Challenge:
Up to and including the line containing "saturation=1, width=bar_w, linewidth=0, ax=ax, errorbar=None)", please reproduce the lines of the listing below, starting from the top.

++++++++++++++++++++

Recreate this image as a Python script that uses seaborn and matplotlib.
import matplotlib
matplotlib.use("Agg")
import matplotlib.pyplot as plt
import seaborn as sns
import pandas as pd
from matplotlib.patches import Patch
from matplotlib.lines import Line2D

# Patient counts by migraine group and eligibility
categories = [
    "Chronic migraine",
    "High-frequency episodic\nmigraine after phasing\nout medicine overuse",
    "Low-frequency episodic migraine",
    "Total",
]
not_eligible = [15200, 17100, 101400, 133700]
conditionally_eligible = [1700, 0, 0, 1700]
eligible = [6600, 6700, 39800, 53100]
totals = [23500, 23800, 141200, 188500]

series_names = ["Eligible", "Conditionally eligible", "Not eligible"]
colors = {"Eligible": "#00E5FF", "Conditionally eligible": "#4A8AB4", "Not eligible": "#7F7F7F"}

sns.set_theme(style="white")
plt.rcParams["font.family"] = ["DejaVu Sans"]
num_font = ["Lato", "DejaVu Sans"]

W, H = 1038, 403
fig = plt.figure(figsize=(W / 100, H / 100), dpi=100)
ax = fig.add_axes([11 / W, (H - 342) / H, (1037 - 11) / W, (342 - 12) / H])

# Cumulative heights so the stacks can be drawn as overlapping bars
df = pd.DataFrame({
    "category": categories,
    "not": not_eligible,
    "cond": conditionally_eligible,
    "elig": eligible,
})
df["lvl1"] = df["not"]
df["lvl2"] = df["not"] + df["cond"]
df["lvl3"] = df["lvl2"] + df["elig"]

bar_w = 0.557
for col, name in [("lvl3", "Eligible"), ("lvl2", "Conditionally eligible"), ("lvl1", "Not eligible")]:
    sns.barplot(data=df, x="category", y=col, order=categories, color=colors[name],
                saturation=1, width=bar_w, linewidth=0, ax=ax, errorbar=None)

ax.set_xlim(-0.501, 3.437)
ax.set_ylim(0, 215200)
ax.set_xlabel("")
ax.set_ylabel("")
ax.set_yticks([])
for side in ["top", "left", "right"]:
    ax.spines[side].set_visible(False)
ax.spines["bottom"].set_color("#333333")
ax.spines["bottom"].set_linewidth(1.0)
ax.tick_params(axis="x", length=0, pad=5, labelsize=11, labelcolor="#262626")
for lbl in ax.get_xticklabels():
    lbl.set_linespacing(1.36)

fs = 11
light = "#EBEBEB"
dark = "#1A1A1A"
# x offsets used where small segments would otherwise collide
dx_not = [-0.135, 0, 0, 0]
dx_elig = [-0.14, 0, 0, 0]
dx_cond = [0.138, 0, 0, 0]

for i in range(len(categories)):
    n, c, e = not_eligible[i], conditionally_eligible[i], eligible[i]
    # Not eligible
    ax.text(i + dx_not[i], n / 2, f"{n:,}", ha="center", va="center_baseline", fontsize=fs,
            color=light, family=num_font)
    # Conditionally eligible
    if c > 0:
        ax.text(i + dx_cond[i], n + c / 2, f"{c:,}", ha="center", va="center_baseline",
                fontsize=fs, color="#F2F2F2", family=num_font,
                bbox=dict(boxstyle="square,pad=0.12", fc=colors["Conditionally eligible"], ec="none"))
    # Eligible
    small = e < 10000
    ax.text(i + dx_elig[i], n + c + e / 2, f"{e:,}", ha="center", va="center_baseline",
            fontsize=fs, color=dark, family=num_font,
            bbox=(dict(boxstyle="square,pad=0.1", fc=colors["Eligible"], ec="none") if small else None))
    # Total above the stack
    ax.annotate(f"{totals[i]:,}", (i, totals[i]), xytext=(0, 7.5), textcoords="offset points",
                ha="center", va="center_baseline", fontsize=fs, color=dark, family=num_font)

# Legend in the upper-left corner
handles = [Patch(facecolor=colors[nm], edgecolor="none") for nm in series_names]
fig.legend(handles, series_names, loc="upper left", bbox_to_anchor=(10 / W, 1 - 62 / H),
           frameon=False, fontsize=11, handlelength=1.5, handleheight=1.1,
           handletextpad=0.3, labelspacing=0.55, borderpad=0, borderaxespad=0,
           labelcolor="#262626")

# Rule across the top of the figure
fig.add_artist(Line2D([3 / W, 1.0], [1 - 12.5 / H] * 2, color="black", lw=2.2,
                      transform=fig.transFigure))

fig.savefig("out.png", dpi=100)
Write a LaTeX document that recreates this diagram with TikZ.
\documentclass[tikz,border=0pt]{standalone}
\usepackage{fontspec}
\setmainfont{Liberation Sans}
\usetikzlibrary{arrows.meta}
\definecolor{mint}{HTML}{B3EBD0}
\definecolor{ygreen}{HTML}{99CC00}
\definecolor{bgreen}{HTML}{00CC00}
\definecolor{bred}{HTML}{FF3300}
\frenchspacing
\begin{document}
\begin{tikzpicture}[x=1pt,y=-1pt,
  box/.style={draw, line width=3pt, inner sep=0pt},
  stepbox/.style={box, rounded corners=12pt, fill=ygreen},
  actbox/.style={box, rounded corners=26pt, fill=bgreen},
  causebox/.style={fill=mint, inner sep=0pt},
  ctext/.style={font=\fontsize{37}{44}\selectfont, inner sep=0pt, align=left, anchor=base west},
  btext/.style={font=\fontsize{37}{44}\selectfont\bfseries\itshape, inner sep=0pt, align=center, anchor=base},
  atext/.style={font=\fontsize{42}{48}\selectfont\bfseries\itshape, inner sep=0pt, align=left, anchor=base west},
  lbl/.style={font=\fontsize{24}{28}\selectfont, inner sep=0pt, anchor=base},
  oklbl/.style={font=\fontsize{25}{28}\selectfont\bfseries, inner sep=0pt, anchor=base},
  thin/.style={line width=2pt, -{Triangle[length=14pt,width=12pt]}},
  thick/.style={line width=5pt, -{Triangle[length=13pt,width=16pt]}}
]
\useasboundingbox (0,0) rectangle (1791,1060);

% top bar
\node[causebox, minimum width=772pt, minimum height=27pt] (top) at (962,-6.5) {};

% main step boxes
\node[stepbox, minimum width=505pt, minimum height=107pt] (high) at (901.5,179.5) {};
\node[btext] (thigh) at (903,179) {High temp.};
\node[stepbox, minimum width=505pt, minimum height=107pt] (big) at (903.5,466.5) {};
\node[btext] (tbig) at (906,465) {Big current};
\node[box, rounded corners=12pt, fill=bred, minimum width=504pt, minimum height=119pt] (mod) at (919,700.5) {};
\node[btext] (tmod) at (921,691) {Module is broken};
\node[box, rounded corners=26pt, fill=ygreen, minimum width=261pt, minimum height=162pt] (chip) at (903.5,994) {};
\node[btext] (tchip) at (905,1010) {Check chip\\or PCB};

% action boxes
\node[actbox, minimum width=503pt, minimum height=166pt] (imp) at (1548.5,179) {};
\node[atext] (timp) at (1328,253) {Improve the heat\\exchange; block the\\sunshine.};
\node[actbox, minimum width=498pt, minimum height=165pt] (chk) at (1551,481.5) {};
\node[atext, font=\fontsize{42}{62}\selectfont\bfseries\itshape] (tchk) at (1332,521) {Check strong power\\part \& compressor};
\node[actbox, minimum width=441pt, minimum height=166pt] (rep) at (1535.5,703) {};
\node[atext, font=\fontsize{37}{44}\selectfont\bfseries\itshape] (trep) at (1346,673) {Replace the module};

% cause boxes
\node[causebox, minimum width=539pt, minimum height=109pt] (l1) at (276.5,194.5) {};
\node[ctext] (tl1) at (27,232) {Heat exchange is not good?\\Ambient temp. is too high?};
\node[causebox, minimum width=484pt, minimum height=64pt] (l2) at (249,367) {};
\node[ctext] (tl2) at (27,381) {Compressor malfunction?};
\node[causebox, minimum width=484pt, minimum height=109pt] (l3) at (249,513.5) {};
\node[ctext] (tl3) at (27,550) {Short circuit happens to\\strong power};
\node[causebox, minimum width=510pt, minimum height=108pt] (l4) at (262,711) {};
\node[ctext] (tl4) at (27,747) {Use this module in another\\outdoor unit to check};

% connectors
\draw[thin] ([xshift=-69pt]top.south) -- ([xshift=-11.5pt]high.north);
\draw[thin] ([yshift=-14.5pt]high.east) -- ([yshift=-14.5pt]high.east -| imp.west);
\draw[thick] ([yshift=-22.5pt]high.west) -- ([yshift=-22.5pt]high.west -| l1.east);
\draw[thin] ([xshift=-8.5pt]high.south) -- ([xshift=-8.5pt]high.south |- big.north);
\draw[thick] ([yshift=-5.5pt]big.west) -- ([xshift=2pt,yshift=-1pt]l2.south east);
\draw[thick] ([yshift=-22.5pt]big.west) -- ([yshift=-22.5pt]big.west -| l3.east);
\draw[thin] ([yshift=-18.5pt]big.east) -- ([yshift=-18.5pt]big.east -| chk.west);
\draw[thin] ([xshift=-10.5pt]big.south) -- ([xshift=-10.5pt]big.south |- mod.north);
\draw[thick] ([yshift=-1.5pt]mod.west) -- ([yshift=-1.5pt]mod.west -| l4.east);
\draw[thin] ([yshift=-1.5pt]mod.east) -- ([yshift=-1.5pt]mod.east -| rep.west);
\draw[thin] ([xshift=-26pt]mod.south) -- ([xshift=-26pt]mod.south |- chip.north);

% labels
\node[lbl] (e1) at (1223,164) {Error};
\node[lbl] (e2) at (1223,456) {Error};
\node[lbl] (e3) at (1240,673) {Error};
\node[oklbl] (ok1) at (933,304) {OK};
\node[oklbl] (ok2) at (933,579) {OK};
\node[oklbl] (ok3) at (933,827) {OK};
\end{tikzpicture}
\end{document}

++++++++++++++++++++

Expected answer:
Recreate this image as a Python script that uses seaborn and matplotlib.
import matplotlib
matplotlib.use("Agg")
import matplotlib.pyplot as plt
import seaborn as sns
import pandas as pd
from matplotlib.patches import Patch
from matplotlib.lines import Line2D

# Patient counts by migraine group and eligibility
categories = [
    "Chronic migraine",
    "High-frequency episodic\nmigraine after phasing\nout medicine overuse",
    "Low-frequency episodic migraine",
    "Total",
]
not_eligible = [15200, 17100, 101400, 133700]
conditionally_eligible = [1700, 0, 0, 1700]
eligible = [6600, 6700, 39800, 53100]
totals = [23500, 23800, 141200, 188500]

series_names = ["Eligible", "Conditionally eligible", "Not eligible"]
colors = {"Eligible": "#00E5FF", "Conditionally eligible": "#4A8AB4", "Not eligible": "#7F7F7F"}

sns.set_theme(style="white")
plt.rcParams["font.family"] = ["DejaVu Sans"]
num_font = ["Lato", "DejaVu Sans"]

W, H = 1038, 403
fig = plt.figure(figsize=(W / 100, H / 100), dpi=100)
ax = fig.add_axes([11 / W, (H - 342) / H, (1037 - 11) / W, (342 - 12) / H])

# Cumulative heights so the stacks can be drawn as overlapping bars
df = pd.DataFrame({
    "category": categories,
    "not": not_eligible,
    "cond": conditionally_eligible,
    "elig": eligible,
})
df["lvl1"] = df["not"]
df["lvl2"] = df["not"] + df["cond"]
df["lvl3"] = df["lvl2"] + df["elig"]

bar_w = 0.557
for col, name in [("lvl3", "Eligible"), ("lvl2", "Conditionally eligible"), ("lvl1", "Not eligible")]:
    sns.barplot(data=df, x="category", y=col, order=categories, color=colors[name],
                saturation=1, width=bar_w, linewidth=0, ax=ax, errorbar=None)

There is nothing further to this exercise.